##### SOURCE MATERIAL
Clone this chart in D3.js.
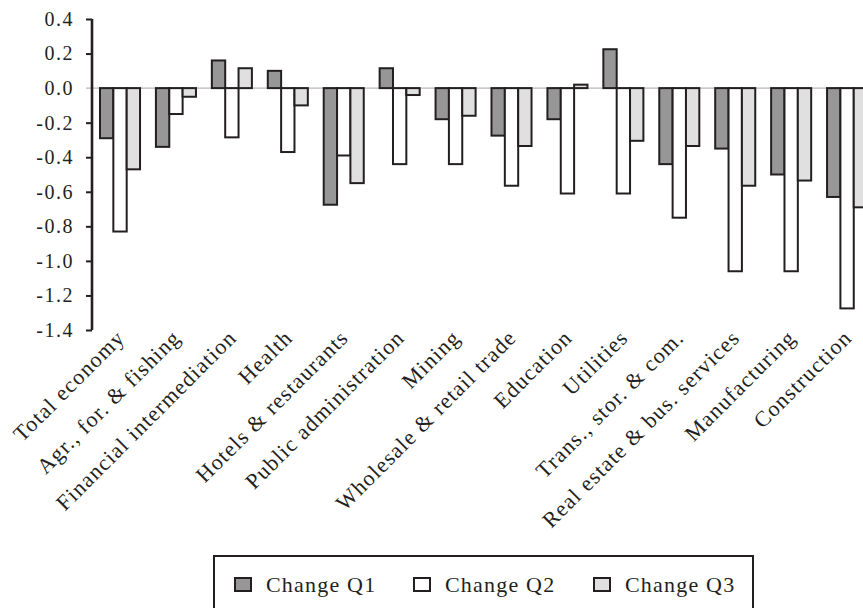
<!DOCTYPE html>
<html>
<head>
<meta charset="utf-8">
<script src="https://cdn.jsdelivr.net/npm/d3@7"></script>
<style>
  html, body { margin: 0; padding: 0; background: #fff; overflow: hidden; }
  svg { display: block; }
  text { font-family: "Liberation Serif", "DejaVu Serif", serif; fill: #231f20; }
</style>
</head>
<body>
<svg id="chart" width="863" height="608"></svg>
<script>
// Sectors, in drawing order
const categories = [
  "Total economy", "Agr., for. & fishing", "Financial intermediation", "Health",
  "Hotels & restaurants", "Public administration", "Mining", "Wholesale & retail trade",
  "Education", "Utilities", "Trans., stor. & com.", "Real estate & bus. services",
  "Manufacturing", "Construction"
];

// Quarterly changes per sector
const changeQ1 = [-0.29, -0.34, 0.16, 0.10, -0.675, 0.115, -0.18, -0.275, -0.18, 0.225, -0.44, -0.35, -0.50, -0.63];
const changeQ2 = [-0.83, -0.15, -0.285, -0.37, -0.39, -0.44, -0.44, -0.565, -0.61, -0.61, -0.75, -1.06, -1.06, -1.275];
const changeQ3 = [-0.47, -0.05, 0.115, -0.10, -0.55, -0.04, -0.16, -0.335, 0.02, -0.305, -0.335, -0.565, -0.535, -0.69];

const seriesNames = ["Change Q1", "Change Q2", "Change Q3"];
const seriesValues = [changeQ1, changeQ2, changeQ3];
const seriesFill = ["#979797", "#ffffff", "#e0e0e0"];

const yTicks = [0.4, 0.2, 0.0, -0.2, -0.4, -0.6, -0.8, -1.0, -1.2, -1.4];

const ink = "#231f20";
const svg = d3.select("#chart");

const axisX = 92;
const y = d3.scaleLinear().domain([-1.4, 0.4]).range([330, 19]);

const x = d3.scaleBand()
  .domain(categories)
  .range([axisX, axisX + 14 * 55.9 + 0.5])
  .paddingInner(0.284)
  .paddingOuter(0.143);

const xs = d3.scaleBand()
  .domain(seriesNames)
  .range([0, x.bandwidth()]);

// zero reference line
svg.append("line")
  .attr("x1", axisX - 6).attr("x2", 900)
  .attr("y1", y(0)).attr("y2", y(0))
  .attr("stroke", "#b8b8b8").attr("stroke-width", 1.2);

// bars
const rows = [];
categories.forEach((c, i) => {
  seriesNames.forEach((s, j) => rows.push({ c, s, v: seriesValues[j][i], fill: seriesFill[j] }));
});

svg.append("g").selectAll("rect")
  .data(rows)
  .join("rect")
  .attr("x", d => x(d.c) + xs(d.s))
  .attr("width", xs.bandwidth())
  .attr("y", d => y(Math.max(0, d.v)))
  .attr("height", d => Math.abs(y(d.v) - y(0)))
  .attr("fill", d => d.fill)
  .attr("stroke", ink)
  .attr("stroke-width", 2);

// value axis
const yAxis = d3.axisLeft(y)
  .tickValues(yTicks)
  .tickSize(6)
  .tickPadding(12)
  .tickFormat(d3.format(".1f"));

const gy = svg.append("g")
  .attr("transform", `translate(${axisX},0)`)
  .call(yAxis);
gy.select(".domain").attr("stroke", ink).attr("stroke-width", 2.6).attr("d", `M0,${y(0.4)}V${y(-1.4)}`);
gy.selectAll(".tick line").attr("stroke", ink).attr("stroke-width", 2)
  .attr("display", d => d === 0 ? "none" : null);
gy.selectAll(".tick text")
  .attr("font-size", 20)
  .attr("letter-spacing", 1.5)
  .attr("font-family", "Liberation Serif, serif")
  .attr("fill", ink)
  .text(d => d3.format(".1f")(d).replace("−", "-"));

// category labels
svg.append("g").selectAll("text")
  .data(categories)
  .join("text")
  .attr("transform", d => `translate(${x(d) + x.bandwidth() / 2 + 6},339) rotate(-45)`)
  .attr("text-anchor", "end")
  .attr("font-size", 22)
  .attr("letter-spacing", 1.2)
  .text(d => d);

// legend
const legend = svg.append("g");
legend.append("rect")
  .attr("x", 214).attr("y", 556)
  .attr("width", 539).attr("height", 80)
  .attr("fill", "none").attr("stroke", ink).attr("stroke-width", 2);

const legendX = d3.scaleOrdinal().domain(seriesNames).range([235, 414, 594]);
const items = legend.selectAll("g.item")
  .data(seriesNames)
  .join("g")
  .attr("class", "item")
  .attr("transform", d => `translate(${legendX(d)},0)`);

items.append("rect")
  .attr("x", 0).attr("y", 578)
  .attr("width", 16).attr("height", 13)
  .attr("fill", (d, i) => seriesFill[i])
  .attr("stroke", ink).attr("stroke-width", 2);

items.append("text")
  .attr("x", 31).attr("y", 592)
  .attr("font-size", 22)
  .attr("letter-spacing", 1.2)
  .text(d => d);
</script>
</body>
</html>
##########
WHAT YOU SHOULD DO -> Please repeat exactly the data above from its first line to the line that contains "-0.565, -0.535, -0.69];", inclusive, and leave every picture out.

CORRECT OUTPUT ->
Clone this chart in D3.js.
<!DOCTYPE html>
<html>
<head>
<meta charset="utf-8">
<script src="https://cdn.jsdelivr.net/npm/d3@7"></script>
<style>
  html, body { margin: 0; padding: 0; background: #fff; overflow: hidden; }
  svg { display: block; }
  text { font-family: "Liberation Serif", "DejaVu Serif", serif; fill: #231f20; }
</style>
</head>
<body>
<svg id="chart" width="863" height="608"></svg>
<script>
// Sectors, in drawing order
const categories = [
  "Total economy", "Agr., for. & fishing", "Financial intermediation", "Health",
  "Hotels & restaurants", "Public administration", "Mining", "Wholesale & retail trade",
  "Education", "Utilities", "Trans., stor. & com.", "Real estate & bus. services",
  "Manufacturing", "Construction"
];

// Quarterly changes per sector
const changeQ1 = [-0.29, -0.34, 0.16, 0.10, -0.675, 0.115, -0.18, -0.275, -0.18, 0.225, -0.44, -0.35, -0.50, -0.63];
const changeQ2 = [-0.83, -0.15, -0.285, -0.37, -0.39, -0.44, -0.44, -0.565, -0.61, -0.61, -0.75, -1.06, -1.06, -1.275];
const changeQ3 = [-0.47, -0.05, 0.115, -0.10, -0.55, -0.04, -0.16, -0.335, 0.02, -0.305, -0.335, -0.565, -0.535, -0.69];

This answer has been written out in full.